O Lago das Rosas e o Dinossauro: Alegoria e Educação

Leonardo Carmo ,Especial para Opinião Pública
http://www.dm.com.br/opiniao/2015/03/o-lago-das-rosas-e-o-dinossauro-alegoria-e-educacao.html
Em 2005, Goiânia viveu um curioso calote no setor dos agronegócios. Empresários investindo na criação de avestruzes como novas galinhas de ovos de ouro, tiveram graves prejuízos em suas finanças.
Em 2012, o Zoológico de Goiânia registrou a morte de seis bichos. Sabe-se que o local já perdeu quase metade do plantel desde 2005, quando abrigava 780 espécimes. Hoje conta apenas com 491 animais. Somente em 2011, outros 63 morreram. Em 2010, foram 68, e, em 2009, 109. Entre eles, dois hipopótamos, um leão, uma onça, um tamanduá-bandeira, uma girafa, um jacaré-açu e uma avestruz. A asa negra da mosca pousou sua gosma nos animais do zoo e no sonho dos investidores.
Alegoricamente, esses fatos permitem articular a teoria da educação com o filme Jurassic Park, de Steven Spielberg, cujos ovos de dinossauros renderam milhões aos produtores.
Imagine-se um T.Rex no Lago das Rosas: as cercas do zoológico que não impediram a morte dos animais tampouco controlariam a fuga de um velociraptor. Goiânia, nessa ficção, seria rapidamente destroçada pelas mandíbulas e garras afiadíssimas da fauna pré-histórica. A situação seria a mesma de San Diego em O Mundo Perdido, Jurassic Park, segundo episódio da trilogia.
O Horto Florestal e o Jurassic Park são literalmente zonas de diversão e morte.

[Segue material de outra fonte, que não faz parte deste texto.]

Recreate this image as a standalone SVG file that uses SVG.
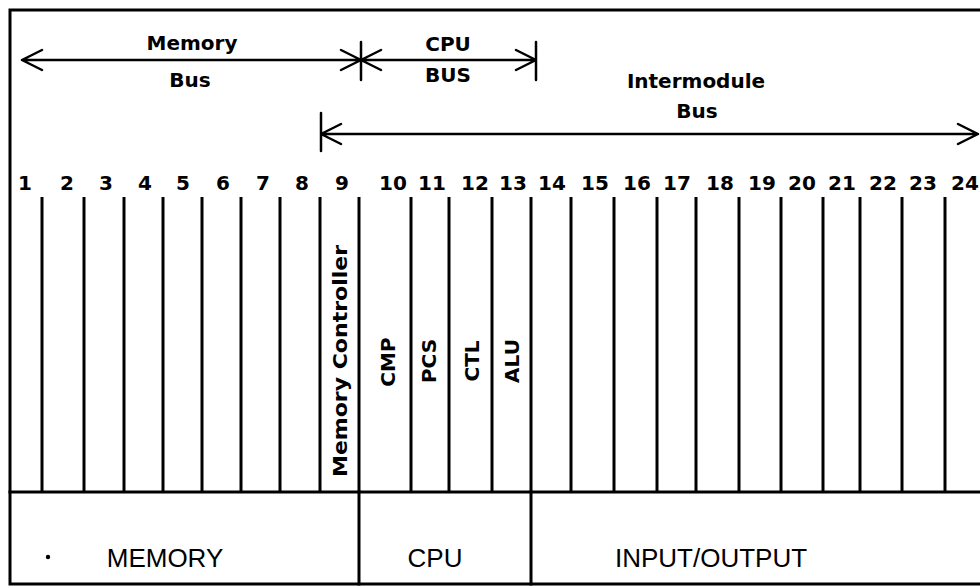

Qualquer descuido pode ser fatal para os homens ou para os animais. No cinema, nos filmes em geral, é uma convenção da arte cinematográfica, o parque torna-se o espaço do horror, da destruição, do imprevisível. No filme, o parque – espaço do conhecimento e do lazer – torna-se sinistro e ameaçador. Um exemplo clássico do parque como local de catástrofe é o filme O Gabinete do Doutor Caligari, Robert Wiene, 1920.
O crítico Siegfried Kracauer explica na obra De Caligari a Hitler – uma história psicológica do cinema alemão – que o parque, nas metáforas ou alegorias cinematográficas, não é o espaço da liberdade, mas, o território da anarquia gerando caos. Em termos alegóricos, o sistema educacional lembra um parque entrelaçado com os muros das prisões, dos hospitais, das igrejas, dos quartéis: uma falsa promessa de felicidade e libertação. A educação transforma-se em saber que aprisiona.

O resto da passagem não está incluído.